As well we meet Joanna – Hugo’s daughter, in 1973 returning home to Langley Hall on the sudden death of her father. She finds some items amongst his things that lead her on a journey to Tuscany to find answers to her questions.  From her we receive a picture of Hugo as an old defeated man, out of touch with his daughter. Yet in the mid 1940’s we see a completely different Hugo.

Mystery surrounds what went on in that small village during the war, how did Hugo and Sofia not end up together?  The town has one story but is that correct? Joanna finds welcome from some in the village but not from others. Her hostess is lovely and soon has her sampling all kinds of wonderful Tuscany cooking. Yet there seems to be something not quite right going on, a bad force at work.

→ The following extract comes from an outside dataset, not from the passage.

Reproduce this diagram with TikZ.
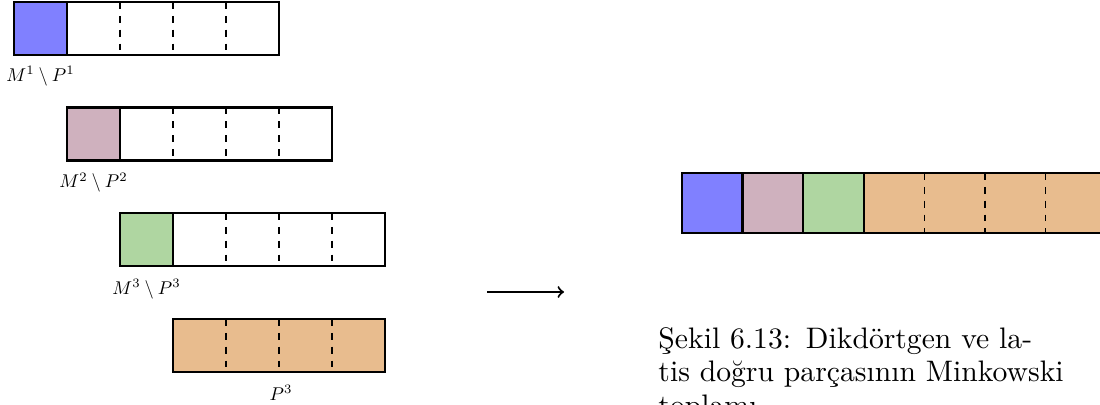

While Joanna finds the son of Sofia still alive – Renzo, it takes awhile for him to warm to her, however soon they are working together to find the answers Joanna is seeking about her father and his cryptic note he tried to send Sofia.

I enjoyed the Tuscany setting and the description of the food and people. Sofia was a warm, courageous young woman, Hugo a man changed by her, Joanna a daughter kept somewhat at arm’s length but still with a connection to her father, that makes her determined to find out what went on here in San Salvatore during the war.  And the day of reckoning for some is about to take place.